■ STATED GOAL:
Reproduce all the lines below exactly and omit the images.

■ INFORMATION PROVIDED:
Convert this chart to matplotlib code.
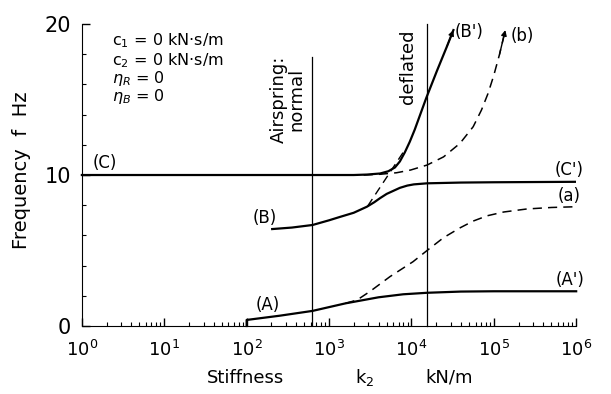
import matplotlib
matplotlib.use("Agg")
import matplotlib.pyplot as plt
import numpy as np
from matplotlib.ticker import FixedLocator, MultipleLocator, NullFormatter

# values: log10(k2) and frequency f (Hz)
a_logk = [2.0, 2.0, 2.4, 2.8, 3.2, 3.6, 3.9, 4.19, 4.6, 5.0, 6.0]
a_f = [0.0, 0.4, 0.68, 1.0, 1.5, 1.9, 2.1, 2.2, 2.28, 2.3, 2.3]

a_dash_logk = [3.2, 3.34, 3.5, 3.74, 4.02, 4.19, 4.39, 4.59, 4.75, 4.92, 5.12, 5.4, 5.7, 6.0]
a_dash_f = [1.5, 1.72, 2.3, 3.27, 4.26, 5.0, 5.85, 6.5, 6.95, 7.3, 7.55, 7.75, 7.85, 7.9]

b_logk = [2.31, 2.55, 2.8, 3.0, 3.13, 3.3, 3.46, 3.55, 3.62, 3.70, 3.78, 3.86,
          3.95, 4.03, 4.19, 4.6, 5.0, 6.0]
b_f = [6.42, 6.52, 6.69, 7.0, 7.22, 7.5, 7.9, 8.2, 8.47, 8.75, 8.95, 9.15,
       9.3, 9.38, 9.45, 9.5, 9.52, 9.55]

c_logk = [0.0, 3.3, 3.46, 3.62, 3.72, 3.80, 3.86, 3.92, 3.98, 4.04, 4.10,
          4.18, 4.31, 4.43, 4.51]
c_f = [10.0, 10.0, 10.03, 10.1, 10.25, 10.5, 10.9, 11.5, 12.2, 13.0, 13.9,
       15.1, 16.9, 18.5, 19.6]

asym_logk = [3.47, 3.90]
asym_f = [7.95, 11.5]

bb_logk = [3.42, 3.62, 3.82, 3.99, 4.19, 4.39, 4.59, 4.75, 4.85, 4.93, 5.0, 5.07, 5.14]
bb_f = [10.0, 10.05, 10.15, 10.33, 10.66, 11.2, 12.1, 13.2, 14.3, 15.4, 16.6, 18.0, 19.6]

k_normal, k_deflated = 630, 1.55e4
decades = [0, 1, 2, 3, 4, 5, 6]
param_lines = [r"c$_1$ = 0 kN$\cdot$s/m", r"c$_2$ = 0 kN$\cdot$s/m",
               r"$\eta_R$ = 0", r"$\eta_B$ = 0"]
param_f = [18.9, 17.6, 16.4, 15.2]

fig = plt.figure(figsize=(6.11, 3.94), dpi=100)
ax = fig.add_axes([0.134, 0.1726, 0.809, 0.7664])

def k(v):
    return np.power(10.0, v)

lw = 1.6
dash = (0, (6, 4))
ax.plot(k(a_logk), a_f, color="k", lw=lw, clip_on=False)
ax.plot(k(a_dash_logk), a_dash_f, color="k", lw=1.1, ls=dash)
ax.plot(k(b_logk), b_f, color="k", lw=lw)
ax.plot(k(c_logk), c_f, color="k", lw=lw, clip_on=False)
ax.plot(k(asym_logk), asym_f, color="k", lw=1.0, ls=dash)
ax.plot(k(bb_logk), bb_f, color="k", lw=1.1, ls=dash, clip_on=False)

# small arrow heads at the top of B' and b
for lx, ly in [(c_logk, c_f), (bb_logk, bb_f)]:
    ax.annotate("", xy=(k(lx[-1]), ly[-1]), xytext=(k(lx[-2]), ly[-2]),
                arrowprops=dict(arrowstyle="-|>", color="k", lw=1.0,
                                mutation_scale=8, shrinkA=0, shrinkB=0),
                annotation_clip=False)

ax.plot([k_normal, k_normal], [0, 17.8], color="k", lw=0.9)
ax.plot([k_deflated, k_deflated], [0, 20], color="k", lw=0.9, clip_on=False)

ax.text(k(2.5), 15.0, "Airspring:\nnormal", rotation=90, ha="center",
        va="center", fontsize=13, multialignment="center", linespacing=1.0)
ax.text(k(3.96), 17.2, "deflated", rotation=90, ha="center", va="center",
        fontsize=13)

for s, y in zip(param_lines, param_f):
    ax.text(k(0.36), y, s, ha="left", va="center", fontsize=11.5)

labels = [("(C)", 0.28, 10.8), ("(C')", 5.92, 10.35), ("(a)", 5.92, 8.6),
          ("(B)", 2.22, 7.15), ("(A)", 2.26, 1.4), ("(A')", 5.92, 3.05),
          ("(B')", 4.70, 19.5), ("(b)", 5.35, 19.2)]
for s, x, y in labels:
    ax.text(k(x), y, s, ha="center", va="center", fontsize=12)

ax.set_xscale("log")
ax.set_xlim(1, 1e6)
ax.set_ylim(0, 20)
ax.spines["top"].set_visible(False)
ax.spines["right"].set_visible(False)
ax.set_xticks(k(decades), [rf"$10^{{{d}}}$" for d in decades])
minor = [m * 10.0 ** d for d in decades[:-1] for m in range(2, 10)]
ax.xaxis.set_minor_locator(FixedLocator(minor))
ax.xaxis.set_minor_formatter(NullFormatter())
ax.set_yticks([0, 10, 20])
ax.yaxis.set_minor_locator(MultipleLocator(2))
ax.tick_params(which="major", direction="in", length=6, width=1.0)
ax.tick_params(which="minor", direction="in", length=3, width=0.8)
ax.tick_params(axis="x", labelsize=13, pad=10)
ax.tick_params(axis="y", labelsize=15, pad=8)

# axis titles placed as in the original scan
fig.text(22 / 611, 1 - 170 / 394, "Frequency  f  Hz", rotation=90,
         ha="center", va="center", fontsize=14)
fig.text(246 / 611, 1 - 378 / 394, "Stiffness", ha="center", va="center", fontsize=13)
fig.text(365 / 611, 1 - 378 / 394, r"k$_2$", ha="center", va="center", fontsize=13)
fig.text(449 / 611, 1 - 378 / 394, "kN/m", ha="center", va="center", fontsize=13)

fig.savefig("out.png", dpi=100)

■ FINAL RESULT:
Convert this chart to matplotlib code.
import matplotlib
matplotlib.use("Agg")
import matplotlib.pyplot as plt
import numpy as np
from matplotlib.ticker import FixedLocator, MultipleLocator, NullFormatter

# values: log10(k2) and frequency f (Hz)
a_logk = [2.0, 2.0, 2.4, 2.8, 3.2, 3.6, 3.9, 4.19, 4.6, 5.0, 6.0]
a_f = [0.0, 0.4, 0.68, 1.0, 1.5, 1.9, 2.1, 2.2, 2.28, 2.3, 2.3]

a_dash_logk = [3.2, 3.34, 3.5, 3.74, 4.02, 4.19, 4.39, 4.59, 4.75, 4.92, 5.12, 5.4, 5.7, 6.0]
a_dash_f = [1.5, 1.72, 2.3, 3.27, 4.26, 5.0, 5.85, 6.5, 6.95, 7.3, 7.55, 7.75, 7.85, 7.9]

b_logk = [2.31, 2.55, 2.8, 3.0, 3.13, 3.3, 3.46, 3.55, 3.62, 3.70, 3.78, 3.86,
          3.95, 4.03, 4.19, 4.6, 5.0, 6.0]
b_f = [6.42, 6.52, 6.69, 7.0, 7.22, 7.5, 7.9, 8.2, 8.47, 8.75, 8.95, 9.15,
       9.3, 9.38, 9.45, 9.5, 9.52, 9.55]

c_logk = [0.0, 3.3, 3.46, 3.62, 3.72, 3.80, 3.86, 3.92, 3.98, 4.04, 4.10,
          4.18, 4.31, 4.43, 4.51]
c_f = [10.0, 10.0, 10.03, 10.1, 10.25, 10.5, 10.9, 11.5, 12.2, 13.0, 13.9,
       15.1, 16.9, 18.5, 19.6]

asym_logk = [3.47, 3.90]
asym_f = [7.95, 11.5]

bb_logk = [3.42, 3.62, 3.82, 3.99, 4.19, 4.39, 4.59, 4.75, 4.85, 4.93, 5.0, 5.07, 5.14]
bb_f = [10.0, 10.05, 10.15, 10.33, 10.66, 11.2, 12.1, 13.2, 14.3, 15.4, 16.6, 18.0, 19.6]

k_normal, k_deflated = 630, 1.55e4
decades = [0, 1, 2, 3, 4, 5, 6]
param_lines = [r"c$_1$ = 0 kN$\cdot$s/m", r"c$_2$ = 0 kN$\cdot$s/m",
               r"$\eta_R$ = 0", r"$\eta_B$ = 0"]
param_f = [18.9, 17.6, 16.4, 15.2]

fig = plt.figure(figsize=(6.11, 3.94), dpi=100)
ax = fig.add_axes([0.134, 0.1726, 0.809, 0.7664])

def k(v):
    return np.power(10.0, v)

lw = 1.6
dash = (0, (6, 4))
ax.plot(k(a_logk), a_f, color="k", lw=lw, clip_on=False)
ax.plot(k(a_dash_logk), a_dash_f, color="k", lw=1.1, ls=dash)
ax.plot(k(b_logk), b_f, color="k", lw=lw)
ax.plot(k(c_logk), c_f, color="k", lw=lw, clip_on=False)
ax.plot(k(asym_logk), asym_f, color="k", lw=1.0, ls=dash)
ax.plot(k(bb_logk), bb_f, color="k", lw=1.1, ls=dash, clip_on=False)

# small arrow heads at the top of B' and b
for lx, ly in [(c_logk, c_f), (bb_logk, bb_f)]:
    ax.annotate("", xy=(k(lx[-1]), ly[-1]), xytext=(k(lx[-2]), ly[-2]),
                arrowprops=dict(arrowstyle="-|>", color="k", lw=1.0,
                                mutation_scale=8, shrinkA=0, shrinkB=0),
                annotation_clip=False)

ax.plot([k_normal, k_normal], [0, 17.8], color="k", lw=0.9)
ax.plot([k_deflated, k_deflated], [0, 20], color="k", lw=0.9, clip_on=False)

ax.text(k(2.5), 15.0, "Airspring:\nnormal", rotation=90, ha="center",
        va="center", fontsize=13, multialignment="center", linespacing=1.0)
ax.text(k(3.96), 17.2, "deflated", rotation=90, ha="center", va="center",
        fontsize=13)

for s, y in zip(param_lines, param_f):
    ax.text(k(0.36), y, s, ha="left", va="center", fontsize=11.5)

labels = [("(C)", 0.28, 10.8), ("(C')", 5.92, 10.35), ("(a)", 5.92, 8.6),
          ("(B)", 2.22, 7.15), ("(A)", 2.26, 1.4), ("(A')", 5.92, 3.05),
          ("(B')", 4.70, 19.5), ("(b)", 5.35, 19.2)]
for s, x, y in labels:
    ax.text(k(x), y, s, ha="center", va="center", fontsize=12)

ax.set_xscale("log")
ax.set_xlim(1, 1e6)
ax.set_ylim(0, 20)
ax.spines["top"].set_visible(False)
ax.spines["right"].set_visible(False)
ax.set_xticks(k(decades), [rf"$10^{{{d}}}$" for d in decades])
minor = [m * 10.0 ** d for d in decades[:-1] for m in range(2, 10)]
ax.xaxis.set_minor_locator(FixedLocator(minor))
ax.xaxis.set_minor_formatter(NullFormatter())
ax.set_yticks([0, 10, 20])
ax.yaxis.set_minor_locator(MultipleLocator(2))
ax.tick_params(which="major", direction="in", length=6, width=1.0)
ax.tick_params(which="minor", direction="in", length=3, width=0.8)
ax.tick_params(axis="x", labelsize=13, pad=10)
ax.tick_params(axis="y", labelsize=15, pad=8)

# axis titles placed as in the original scan
fig.text(22 / 611, 1 - 170 / 394, "Frequency  f  Hz", rotation=90,
         ha="center", va="center", fontsize=14)
fig.text(246 / 611, 1 - 378 / 394, "Stiffness", ha="center", va="center", fontsize=13)
fig.text(365 / 611, 1 - 378 / 394, r"k$_2$", ha="center", va="center", fontsize=13)
fig.text(449 / 611, 1 - 378 / 394, "kN/m", ha="center", va="center", fontsize=13)

fig.savefig("out.png", dpi=100)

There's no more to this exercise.